ST. PETERSBURG — An annual weeklong music festival that celebrates house concerts gets under way Tuesday night and runs through Sunday, featuring more than 50 concerts, mostly in private homes throughout the state, and three public performances in Pinellas County.
The Listening Room Festival will have more than a dozen performers at more than 30 events in the Tampa Bay area, including opening night at the Hideaway Cafe at 1756 Central Ave., St. Petersburg; a closing night concert at the Palladium; and Saturday night public performance at the City of Imagination Playhouse in Gulfport.

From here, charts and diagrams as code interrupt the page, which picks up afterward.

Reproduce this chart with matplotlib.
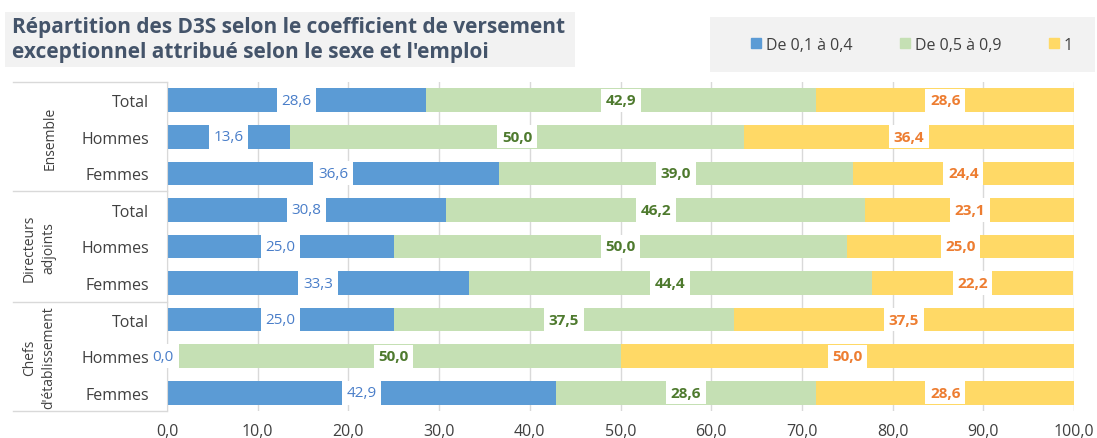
import matplotlib
matplotlib.use("Agg")
import matplotlib.pyplot as plt
from matplotlib.patches import Rectangle, Patch

plt.rcParams['font.family'] = ['Open Sans', 'DejaVu Sans']

rows = ["Total", "Hommes", "Femmes", "Total", "Hommes", "Femmes", "Total", "Hommes", "Femmes"]
groups = ["Ensemble", "Directeurs\nadjoints", "Chefs\nd'établissement"]
s1 = [28.6, 13.6, 36.6, 30.8, 25.0, 33.3, 25.0, 0.0, 42.9]
s2 = [42.9, 50.0, 39.0, 46.2, 50.0, 44.4, 37.5, 50.0, 28.6]
s3 = [28.6, 36.4, 24.4, 23.1, 25.0, 22.2, 37.5, 50.0, 28.6]
series_names = ["De 0,1 à 0,4", "De 0,5 à 0,9", "1"]
xticks = [0, 10, 20, 30, 40, 50, 60, 70, 80, 90, 100]

colors = ["#5B9BD5", "#C5E0B4", "#FFD966"]
txtcol = ["#4A7EC9", "#4E7A2E", "#ED7D31"]
weights = ["normal", "bold", "bold"]

fig = plt.figure(figsize=(10.97, 4.39), dpi=100)
ax = fig.add_axes([167/1097, 1-412/439, (1074-167)/1097, (412-83)/439])

y = list(range(len(rows)))
left = [0]*len(rows)
for k, vals in enumerate([s1, s2, s3]):
    ax.barh(y, vals, left=left, height=0.65, color=colors[k], zorder=2)
    for i, v in enumerate(vals):
        cx = left[i] + v/2
        if v == 0:
            cx = -0.4
        ax.text(cx, i, f"{v:.1f}".replace(".", ","), ha="center", va="center",
                fontsize=11, color=txtcol[k], fontweight=weights[k], zorder=4,
                bbox=dict(boxstyle="square,pad=0.3", fc="white", ec="none"),
                clip_on=False)
    left = [a+b for a, b in zip(left, vals)]

ax.set_xlim(0, 100)
ax.set_ylim(8.5, -0.5)
ax.set_yticks(y)
ax.set_yticklabels(rows, fontsize=11.5, color="#404040")
ax.set_xticks(xticks)
ax.set_xticklabels([f"{t:.1f}".replace(".", ",") for t in xticks], fontsize=11.5, color="#404040")
ax.tick_params(axis="both", length=0)
ax.tick_params(axis="x", pad=9)
ax.tick_params(axis="y", pad=13)
ax.grid(axis="x", color="#D9D9D9", linewidth=1, zorder=0)
for sp in ["top", "right", "bottom"]:
    ax.spines[sp].set_visible(False)
ax.spines["left"].set_color("#D9D9D9")
ax.spines["left"].set_zorder(3)

# group separators
for yy in [83, 192, 303, 412]:
    fig.add_artist(plt.Line2D([13/1097, 167/1097], [1-yy/439, 1-yy/439], color="#D9D9D9", lw=1))
gx = [50, 39, 39]
gy = [138, 248, 358]
for g, xx, yy in zip(groups, gx, gy):
    fig.text(xx/1097, 1-yy/439, g, rotation=90, ha="center", va="center",
             fontsize=10, color="#404040", linespacing=1.35)

# title box
fig.add_artist(Rectangle((5/1097, 1-68/439), 570/1097, 55/439, transform=fig.transFigure,
                         facecolor="#F2F2F2", edgecolor="none", zorder=0))
fig.text(12/1097, 1-40/439, "Répartition des D3S selon le coefficient de versement\nexceptionnel attribué selon le sexe et l'emploi",
         ha="left", va="center", fontsize=15, fontweight="bold", color="#44546A", linespacing=1.2)

# legend box
fig.add_artist(Rectangle((710/1097, 1-73/439), 385/1097, 55/439, transform=fig.transFigure,
                         facecolor="#F2F2F2", edgecolor="none", zorder=0))
handles = [Patch(color=c) for c in colors]
fig.legend(handles, series_names, loc="center", bbox_to_anchor=(912/1097, 1-46/439),
           ncol=3, frameon=False, fontsize=11.5, handlelength=0.6, handleheight=0.6,
           columnspacing=3.0, handletextpad=0.3, labelcolor="#404040")

fig.savefig("out.png", dpi=100)
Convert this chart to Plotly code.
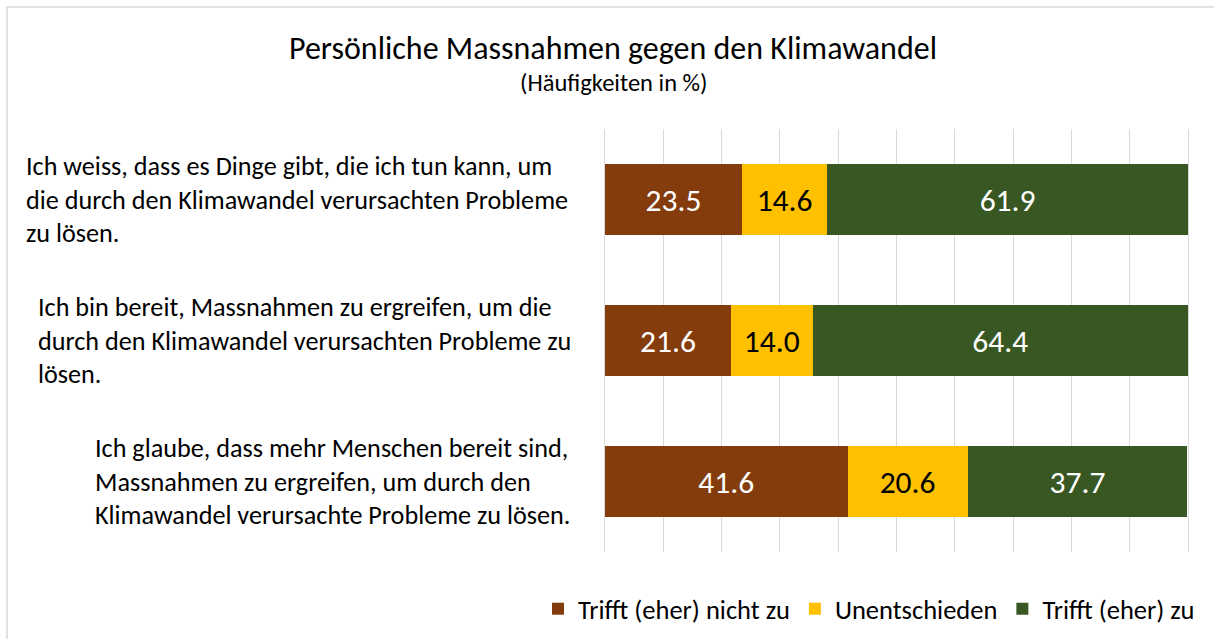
import plotly.graph_objects as go

title = "Persönliche Massnahmen gegen den Klimawandel"
subtitle = "(Häufigkeiten in %)"

categories = ["A", "B", "C"]
category_lines = [
    ["Ich weiss, dass es Dinge gibt, die ich tun kann, um",
     "die durch den Klimawandel verursachten Probleme",
     "zu lösen."],
    ["Ich bin bereit, Massnahmen zu ergreifen, um die",
     "durch den Klimawandel verursachten Probleme zu",
     "lösen."],
    ["Ich glaube, dass mehr Menschen bereit sind,",
     "Massnahmen zu ergreifen, um durch den",
     "Klimawandel verursachte Probleme zu lösen."],
]

series_names = ["Trifft (eher) nicht zu", "Unentschieden", "Trifft (eher) zu"]
not_agree = [23.5, 21.6, 41.6]
undecided = [14.6, 14.0, 20.6]
agree = [61.9, 64.4, 37.7]

colors = ["#843C0C", "#FFC000", "#385723"]
text_colors = ["white", "black", "white"]

FONT = "Carlito, Lato, sans-serif"

W, H = 1214, 639
L, R, T, B = 605, 26, 129, 87
pw = W - L - R
ph = H - T - B

fig = go.Figure()
for name, vals, c, tc in zip(series_names, [not_agree, undecided, agree], colors, text_colors):
    fig.add_trace(go.Bar(
        y=categories, x=vals, name=name, orientation="h",
        marker=dict(color=c, line=dict(width=0)),
        texttemplate="%{x:.1f}", textposition="inside",
        insidetextanchor="middle", textangle=0, constraintext="none",
        textfont=dict(family=FONT, size=31.5, color=tc),
        hoverinfo="x+name",
    ))

annotations = []
# subtitle
annotations.append(dict(
    text=subtitle, xref="paper", yref="paper",
    x=(613 - L) / pw, y=(H - B - 83) / ph, xanchor="center", yanchor="middle",
    showarrow=False, font=dict(family=FONT, size=24.5, color="#000000"),
))

left_px = [24, 36, 93]
for cat, lines, lp in zip(categories, category_lines, left_px):
    for i, line in enumerate(lines):
        annotations.append(dict(
            text=line, xref="paper", yref="y", x=(lp - L) / pw, y=cat,
            xanchor="left", yanchor="middle", yshift=(1 - i) * 33.5,
            showarrow=False, font=dict(family=FONT, size=26.2, color="#000000"),
        ))

fig.update_layout(
    width=W, height=H,
    margin=dict(l=L, r=R, t=T, b=B, autoexpand=False),
    paper_bgcolor="white", plot_bgcolor="white",
    barmode="stack", bargap=0.5,
    title=dict(text=title, x=613 / W, xanchor="center", y=1 - 48 / H, yanchor="middle",
               font=dict(family=FONT, size=32, color="#000000")),
    xaxis=dict(range=[0, 100], dtick=10, showgrid=True, gridcolor="#D9D9D9", gridwidth=1.3,
               showticklabels=False, zeroline=False, showline=False, fixedrange=True),
    yaxis=dict(categoryorder="array", categoryarray=categories, autorange="reversed",
               showticklabels=False, showgrid=False, zeroline=False,
               showline=True, mirror=True, linecolor="#D9D9D9", linewidth=1.3),
    legend=dict(orientation="h", xref="paper", yref="paper",
                x=(538 - L) / pw, xanchor="left", y=(H - B - 609) / ph, yanchor="middle",
                font=dict(family=FONT, size=26.5, color="#000000"),
                traceorder="normal", itemwidth=30, bgcolor="rgba(0,0,0,0)"),
    annotations=annotations,
    showlegend=True,
    shapes=[dict(type="rect", xref="paper", yref="paper",
                 x0=(7 - L) / pw, x1=(1230 - L) / pw,
                 y0=(H - B - 660) / ph, y1=(H - B - 7) / ph,
                 line=dict(color="#D9D9D9", width=1.5), fillcolor="rgba(0,0,0,0)", layer="below")],
)

fig.write_html("out.html", config={"displayModeBar": False},
               post_script="document.body.style.margin='0';")
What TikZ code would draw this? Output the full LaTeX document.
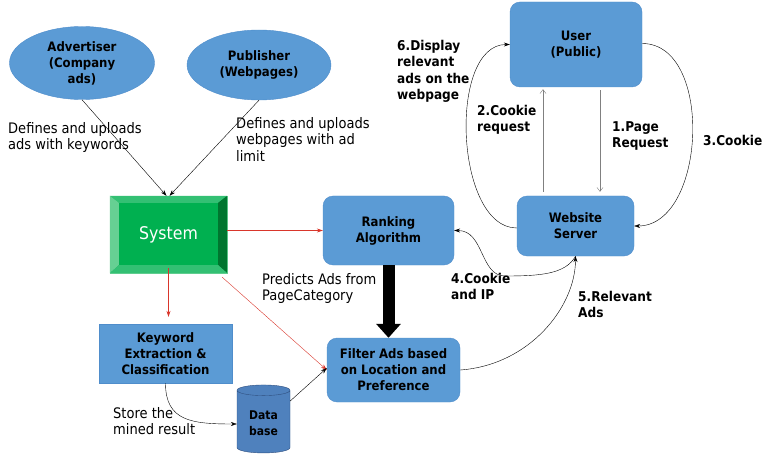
\documentclass[tikz,border=0pt]{standalone}
\usepackage{fontspec}
\setmainfont{DejaVu Sans Condensed}
\usetikzlibrary{arrows.meta,shapes.geometric,calc}

\definecolor{boxblue}{HTML}{5B9BD5}
\definecolor{boxline}{HTML}{4F8DCB}
\definecolor{dbblue}{HTML}{4F81BD}
\definecolor{dbline}{HTML}{2F4F7F}
\definecolor{sysface}{HTML}{00B050}
\definecolor{syslight}{HTML}{66D093}
\definecolor{systop}{HTML}{33C073}
\definecolor{sysdark}{HTML}{00762F}
\definecolor{redline}{HTML}{D9362B}

\newcommand{\nodefont}{\fontsize{13}{16}\selectfont\bfseries}
\newcommand{\labelfont}{\fontsize{14.5}{16.5}\selectfont}
\newcommand{\numfont}{\fontsize{13.5}{16.5}\selectfont\bfseries}

\tikzset{
  bluebox/.style={draw=boxline, fill=boxblue, rounded corners=10pt, align=center, font=\nodefont},
  flatbox/.style={draw=boxline, fill=boxblue, align=center, font=\nodefont},
  party/.style={ellipse, draw=boxline, fill=boxblue, align=center, font=\nodefont, inner sep=0pt},
  lbl/.style={anchor=north west, align=left, inner sep=0pt, font=\labelfont},
  numlbl/.style={lbl, font=\numfont},
  arr/.style={-{Stealth[length=6pt,width=4pt]}, black, thin},
  grayarr/.style={-{Straight Barb[length=4pt,width=6pt]}, gray, thin},
  redarr/.style={-{Stealth[length=6pt,width=4pt]}, redline, thin},
}

\begin{document}
\begin{tikzpicture}[x=1pt, y=-1pt]

    \useasboundingbox (0,0) rectangle (769,468);

    % Draw the two parties that feed the system
    \node[party, minimum width=145pt, minimum height=73pt] (adv) at (82,63) {Advertiser\\(Company\\ads)};
    \node[party, minimum width=144pt, minimum height=70pt] (pub) at (259,65) {Publisher\\(Webpages)};

    % Draw the system with its bevel
    \node[fill=sysface, draw=syslight, minimum width=117pt, minimum height=77pt] (sys) at (168.5,234.5) {};
    \fill[systop] (sys.north west) -- (sys.north east) -- ($(sys.north east)+(-9,7)$) -- ($(sys.north west)+(9,7)$) -- cycle;
    \fill[syslight] (sys.north west) -- ($(sys.north west)+(9,7)$) -- ($(sys.south west)+(9,-8)$) -- (sys.south west) -- cycle;
    \fill[sysdark] (sys.north east) -- (sys.south east) -- ($(sys.south east)+(-9,-8)$) -- ($(sys.north east)+(-9,7)$) -- cycle;
    \fill[systop] (sys.south west) -- ($(sys.south west)+(9,-8)$) -- ($(sys.south east)+(-9,-8)$) -- (sys.south east) -- cycle;
    \node[text=white, font=\fontsize{17.5}{20}\selectfont] (systext) at (sys) {System};

    % Draw the processing boxes
    \node[bluebox, minimum width=131pt, minimum height=69pt] (rank) at (388.5,230.5) {Ranking\\Algorithm};
    \node[flatbox, minimum width=133pt, minimum height=59pt] (key) at (165.5,353.5) {Keyword\\Extraction \&\\Classification};
    \node[bluebox, minimum width=133pt, minimum height=64pt] (filt) at (393.5,370) {Filter Ads based\\on Location and\\Preference};
    \node[cylinder, shape border rotate=90, aspect=0.3, draw=dbline, fill=dbblue,
          minimum width=53pt, minimum height=68pt, align=left, font=\fontsize{12}{16}\selectfont\bfseries] (db) at (263.5,423) {Data\\base};

    % Draw the user and the website server
    \node[bluebox, minimum width=132pt, minimum height=85pt] (user) at (576,44.5) {User\\(Public)};
    \node[bluebox, minimum width=117pt, minimum height=60pt] (web) at (575.5,226) {Website\\Server};

    % Connectors into the system
    \draw[arr] (adv.south) -- ([xshift=-2pt]sys.north);
    \draw[arr] (pub.south) -- ([xshift=1pt]sys.north);
    \node[lbl] (defads) at (8,122) {Defines and uploads\\ads with keywords};
    \node[lbl] (defweb) at (236,117) {Defines and uploads\\webpages with ad\\limit};

    % Red connectors out of the system
    \draw[redarr] (sys.east |- rank.west) -- (rank.west);
    \draw[redarr] ([yshift=5pt]sys.south) -- ([yshift=7pt]sys.south |- key.north);
    \draw[redarr] ([shift={(-5,4)}]sys.south east) -- (filt.west);

    % Ranking to filter
    \draw[line width=12pt, -{Triangle[length=14pt,width=24pt]}] (rank.south) -- (rank.south |- filt.north);
    \node[lbl] (predicts) at (262,273) {Predicts Ads from\\PageCategory};

    % Keyword extraction to database to filter
    \draw[arr] (key.south) .. controls +(0,38) and +(-45,0) .. ([yshift=-1pt]db.west);
    \node[lbl] (store) at (113,407) {Store the\\mined result};
    \draw[arr] ([yshift=22pt]db.east) -- ([yshift=2pt]filt.west);

    % User and website server
    \draw[grayarr] ([xshift=24pt,yshift=-3pt]user.south) -- ([xshift=24pt,yshift=4pt]user.south |- web.north);
    \draw[grayarr] ([xshift=-33pt,yshift=4pt]user.south |- web.north) -- ([xshift=-33pt,yshift=-2pt]user.south);
    \node[numlbl] (pagereq) at (612,121) {1.Page\\Request};
    \node[numlbl] (cookiereq) at (477,105) {2.Cookie\\request};
    \draw[arr] ([yshift=1pt]user.east) .. controls +(72,0) and +(72,0) .. (web.east);
    \node[numlbl] (cookie) at (703,135) {3.Cookie};
    \draw[arr] ([yshift=-2pt]web.west) .. controls +(-62,0) and +(-62,0) .. (user.west);
    \node[numlbl] (display) at (397,40) {6.Display\\relevant\\ads on the\\webpage};

    % Cookie and IP back to ranking, relevant ads up to the server
    \draw[arr] (web.south) .. controls +(-10,18) and +(35,0) .. (505,276)
               .. controls +(-25,0) and +(30,0) .. (rank.east);
    \node[numlbl] (cookieip) at (451,273) {4.Cookie\\and IP};
    \draw[arr] (filt.east) .. controls +(70,-5) and +(0,50) .. (web.south);
    \node[numlbl] (relevant) at (578,291) {5.Relevant\\Ads};

\end{tikzpicture}
\end{document}
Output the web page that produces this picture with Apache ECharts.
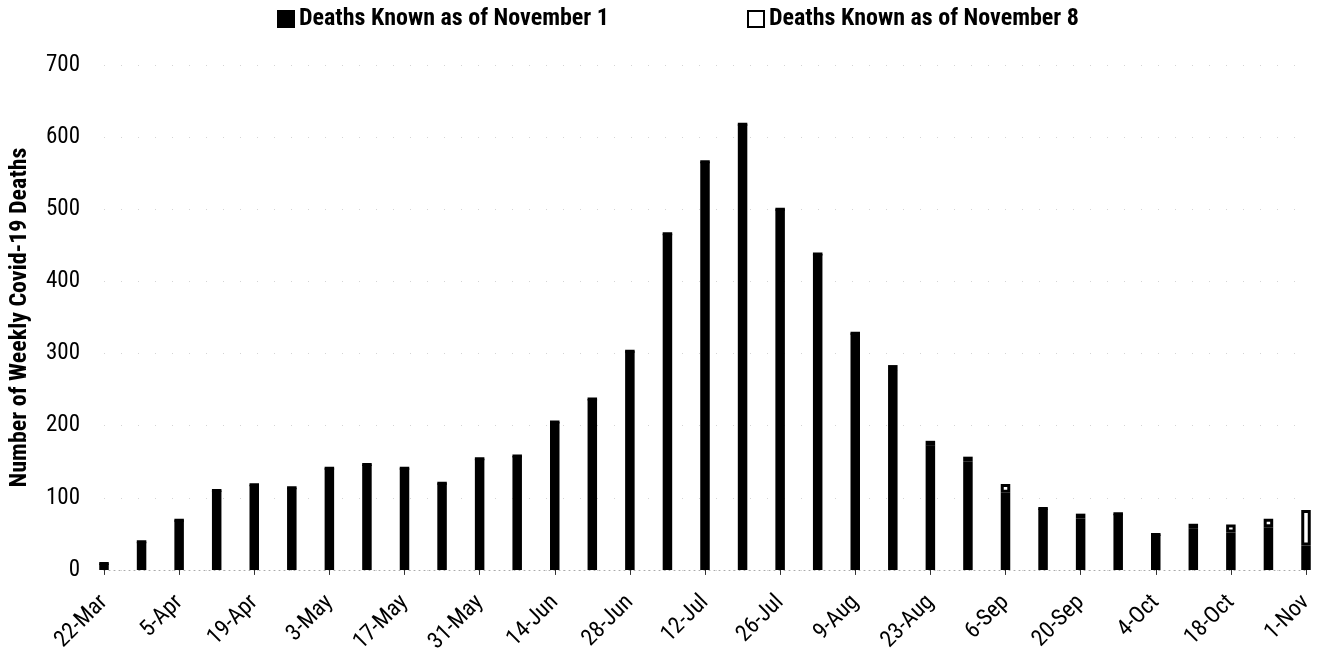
<!DOCTYPE html>
<html>
<head>
<meta charset="utf-8">
<script src="https://cdn.jsdelivr.net/npm/echarts@6/dist/echarts.min.js"></script>
<style>
html,body{margin:0;padding:0;background:#fff;}
#chart{width:1322px;height:656px;}
</style>
</head>
<body>
<div id="chart"></div>
<script>
const categories = ['22-Mar','29-Mar','5-Apr','12-Apr','19-Apr','26-Apr','3-May','10-May','17-May','24-May','31-May','7-Jun','14-Jun','21-Jun','28-Jun','5-Jul','12-Jul','19-Jul','26-Jul','2-Aug','9-Aug','16-Aug','23-Aug','30-Aug','6-Sep','13-Sep','20-Sep','27-Sep','4-Oct','11-Oct','18-Oct','25-Oct','1-Nov'];
const knownNov1 = [9,39,69,110,118,114,141,146,141,120,154,158,205,237,303,466,566,618,500,438,328,277,172,150,107,85,71,78,49,57,52,59,34];
const addedByNov8 = [0,0,0,0,0,0,0,0,0,0,0,0,0,0,0,0,0,0,0,0,0,7,7,7,12,0,7,0,0,7,11,12,49];
const seriesNames = ['Deaths Known as of November 1','Deaths Known as of November 8'];

const FONT = "'Liberation Sans Narrow','Roboto Condensed','Liberation Sans',sans-serif";
const chart = echarts.init(document.getElementById('chart'), null, {renderer:'canvas'});
const legendText = {fontFamily:FONT, fontSize:24, fontWeight:'bold', color:'#000'};
chart.setOption({
  animation:false,
  backgroundColor:'#fff',
  textStyle:{fontFamily:FONT},
  legend:[
    {data:[{name:seriesNames[0], icon:'rect'}], left:272, top:2, itemWidth:16, itemHeight:16, textStyle:legendText},
    {data:[{name:seriesNames[1], icon:'rect'}], left:742, top:2, itemWidth:16, itemHeight:16, textStyle:legendText}
  ],
  grid:{left:101, right:16, top:65, bottom:81, containLabel:false},
  xAxis:{
    type:'category', data:categories, boundaryGap:false,
    axisLine:{lineStyle:{color:'#aaa', width:1, type:[1,4]}},
    axisTick:{show:true, interval:1, length:5, lineStyle:{color:'#333'}},
    axisLabel:{interval:1, rotate:45, fontSize:23, color:'#000', margin:29, fontFamily:FONT}
  },
  yAxis:{
    type:'value', min:0, max:700, interval:100,
    name:'Number of Weekly Covid-19 Deaths', nameLocation:'middle', nameGap:72,
    nameTextStyle:{fontFamily:FONT, fontSize:24, fontWeight:'bold', color:'#000'},
    axisLine:{show:false}, axisTick:{show:false},
    axisLabel:{fontSize:23, color:'#000', margin:24, fontFamily:FONT},
    splitLine:{lineStyle:{color:'#d4d4d4', width:1, type:[1,16]}}
  },
  series:[
    {name:seriesNames[0], type:'bar', stack:'deaths', data:knownNov1, barWidth:9.5, clip:false,
     itemStyle:{color:'#000', borderColor:'#000', borderWidth:3}},
    {name:seriesNames[1], type:'bar', stack:'deaths', data:addedByNov8, barWidth:9.5, clip:false,
     itemStyle:{color:'#fff', borderColor:'#000', borderWidth:3}}
  ]
});
</script>
</body>
</html>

Performing at the Palladium on Sunday are singer/songwriter Rebecca Loeb from Texas who was featured on NBC’s “The Voice;” Florida-based guitar player Shaun Hopper; Carli and Julie Kennedy, award-winning twins from Canada; singer/songwriter Mieka Pauley from New York; Florida acoustic folk trio The Currys; and Tennessee songbird Kira Small, the 2012 Independent Music Award VoxPop Winner. Admission is $18.
Small, Pauley and the Kennedy sisters will perform at the kick-off party Tuesday night at the Hideaway. Admission is $10 at the door. For more information on all events check the website.
“This is our third year and it just keeps growing; this year we have added office concerts, too,” says festival founder Fran Snyder, a St. Petersburg-based singer/songwriter.
Snyder also runs the Concerts in Your Home website which helps match traveling musical acts with music lovers who agree to host concerts in their homes. “House concerts have become vital for traveling artists; especially independent acts; last year there were more than 2,000 events worldwide,” says Snyder.
He says he found house concerts rewarding because the audience comes to listen and gets to know the performer. The audience can be as small as 10 people or more than 30, depending on the size of the room.
“House concerts have been bringing communities and neighborhoods together for decades,” he adds. “What better way to enjoy live music than in a cozy living room with good friends?”
Snyder has built up a network of more than 30 people in the area who open up their living rooms, dens, patios or backyards for musical entertainment. Those interested in attending house concerts can apply through the website.
Snyder says the expansion into office concerts is gaining in popularity with several scheduled this week. “We present it as a wellness opportunity, a 35-minute concert that offers a stress-relieving break, or morale boost during the day,” he says. The company covers the cost ($350 and up). With the festival, Snyder is launching a new site.